* begin *
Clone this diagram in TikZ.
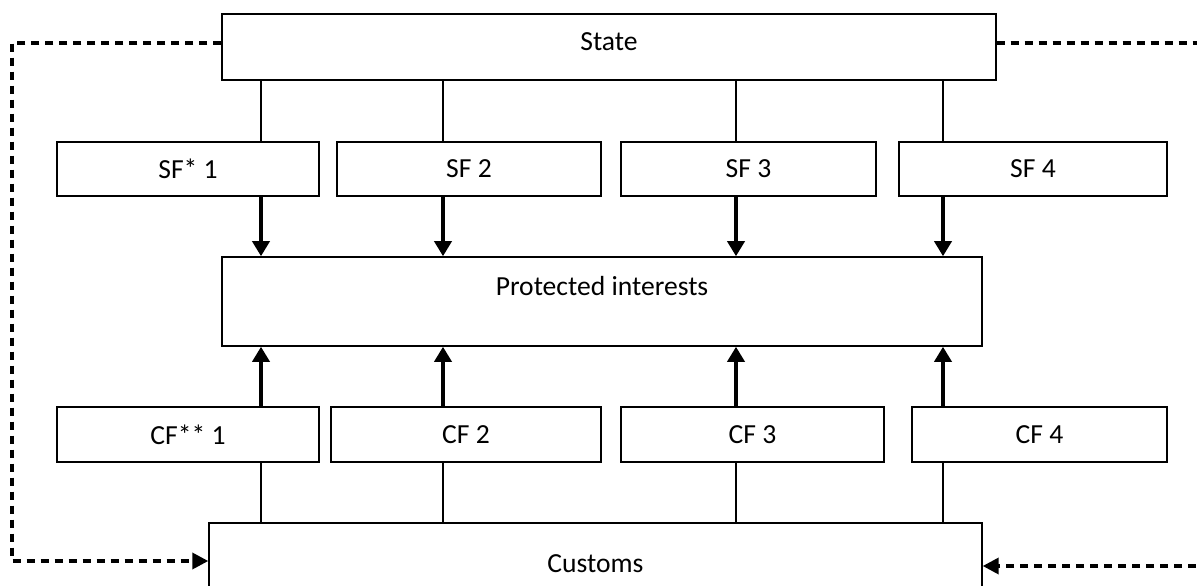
\documentclass[tikz,border=0pt]{standalone}
\usepackage{fontspec}
\setmainfont{Carlito}
\usetikzlibrary{arrows.meta}

\begin{document}
\begin{tikzpicture}[x=0.02cm, y=-0.02cm,
    every node/.style={draw, rectangle, inner sep=0pt, line width=0.9pt,
      font=\fontsize{15.7}{19}\selectfont},
    flow/.style={-{Triangle[length=0.3cm, width=0.34cm]}, line width=2pt},
    link/.style={line width=0.8pt},
    feedback/.style={line width=2pt, dash pattern=on 0.17cm off 0.11cm}]
          \useasboundingbox (0,0) rectangle (1197,585);
          \clip (0,0) rectangle (1197,585);

          % Nodos
          \node[minimum width=15.48cm, minimum height=1.32cm,
                text height=0.35cm, text depth=0.23cm] (state) at (609,47) {State};
          \node[minimum width=5.24cm, minimum height=1.08cm] (sf1) at (188,169) {SF* 1};
          \node[minimum width=5.28cm, minimum height=1.08cm] (sf2) at (469,169) {SF 2};
          \node[minimum width=5.1cm, minimum height=1.08cm] (sf3) at (748.5,169) {SF 3};
          \node[minimum width=5.36cm, minimum height=1.08cm] (sf4) at (1033,169) {SF 4};
          \node[minimum width=15.2cm, minimum height=1.78cm,
                text height=0.35cm, text depth=0.59cm] (pi) at (602,301.5) {Protected interests};
          \node[minimum width=5.24cm, minimum height=1.1cm] (cf1) at (188,434.5) {CF** 1};
          \node[minimum width=5.4cm, minimum height=1.1cm] (cf2) at (466,434.5) {CF 2};
          \node[minimum width=5.26cm, minimum height=1.1cm] (cf3) at (752.5,434.5) {CF 3};
          \node[minimum width=5.1cm, minimum height=1.1cm] (cf4) at (1039.5,434.5) {CF 4};
          \node[minimum width=15.46cm, minimum height=1.64cm] (customs) at (595.5,564) {Customs};

          % Columnas y esquinas
          \coordinate (k1) at (261,0);
          \coordinate (k2) at (443,0);
          \coordinate (k3) at (736,0);
          \coordinate (k4) at (943,0);
          \coordinate (lx) at (12,300);
          \coordinate (rx) at (1210,300);

          % Aristas
          \foreach \i in {1,2,3,4} {
            \draw[link] (state.south -| k\i) -- (sf\i.north -| k\i);
            \draw[flow] (sf\i.south -| k\i) -- (pi.north -| k\i);
            \draw[flow] (cf\i.north -| k\i) -- (pi.south -| k\i);
            \draw[link] (cf\i.south -| k\i) -- (customs.north -| k\i);
          }

          % Retroalimentacion
          \draw[feedback, -{Triangle[length=0.32cm, width=0.32cm]}]
            ([yshift=0.08cm]state.west) -| (lx) |- ([yshift=0.06cm]customs.west);
          \draw[feedback] ([yshift=0.08cm]state.east) -- ([yshift=0.08cm]state.east -| rx);
          \draw[feedback, -{Triangle[length=0.32cm, width=0.32cm]}]
            ([yshift=-0.04cm]customs.east -| rx) -- ([yshift=-0.04cm]customs.east);
        \end{tikzpicture}
\end{document}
* end *
Return, unchanged, the lines from the first line of the material through the line that holds "(rx) at (1210,300);", inclusive, omitting pictures.

Clone this diagram in TikZ.
\documentclass[tikz,border=0pt]{standalone}
\usepackage{fontspec}
\setmainfont{Carlito}
\usetikzlibrary{arrows.meta}

\begin{document}
\begin{tikzpicture}[x=0.02cm, y=-0.02cm,
    every node/.style={draw, rectangle, inner sep=0pt, line width=0.9pt,
      font=\fontsize{15.7}{19}\selectfont},
    flow/.style={-{Triangle[length=0.3cm, width=0.34cm]}, line width=2pt},
    link/.style={line width=0.8pt},
    feedback/.style={line width=2pt, dash pattern=on 0.17cm off 0.11cm}]
          \useasboundingbox (0,0) rectangle (1197,585);
          \clip (0,0) rectangle (1197,585);

          % Nodos
          \node[minimum width=15.48cm, minimum height=1.32cm,
                text height=0.35cm, text depth=0.23cm] (state) at (609,47) {State};
          \node[minimum width=5.24cm, minimum height=1.08cm] (sf1) at (188,169) {SF* 1};
          \node[minimum width=5.28cm, minimum height=1.08cm] (sf2) at (469,169) {SF 2};
          \node[minimum width=5.1cm, minimum height=1.08cm] (sf3) at (748.5,169) {SF 3};
          \node[minimum width=5.36cm, minimum height=1.08cm] (sf4) at (1033,169) {SF 4};
          \node[minimum width=15.2cm, minimum height=1.78cm,
                text height=0.35cm, text depth=0.59cm] (pi) at (602,301.5) {Protected interests};
          \node[minimum width=5.24cm, minimum height=1.1cm] (cf1) at (188,434.5) {CF** 1};
          \node[minimum width=5.4cm, minimum height=1.1cm] (cf2) at (466,434.5) {CF 2};
          \node[minimum width=5.26cm, minimum height=1.1cm] (cf3) at (752.5,434.5) {CF 3};
          \node[minimum width=5.1cm, minimum height=1.1cm] (cf4) at (1039.5,434.5) {CF 4};
          \node[minimum width=15.46cm, minimum height=1.64cm] (customs) at (595.5,564) {Customs};

          % Columnas y esquinas
          \coordinate (k1) at (261,0);
          \coordinate (k2) at (443,0);
          \coordinate (k3) at (736,0);
          \coordinate (k4) at (943,0);
          \coordinate (lx) at (12,300);
          \coordinate (rx) at (1210,300);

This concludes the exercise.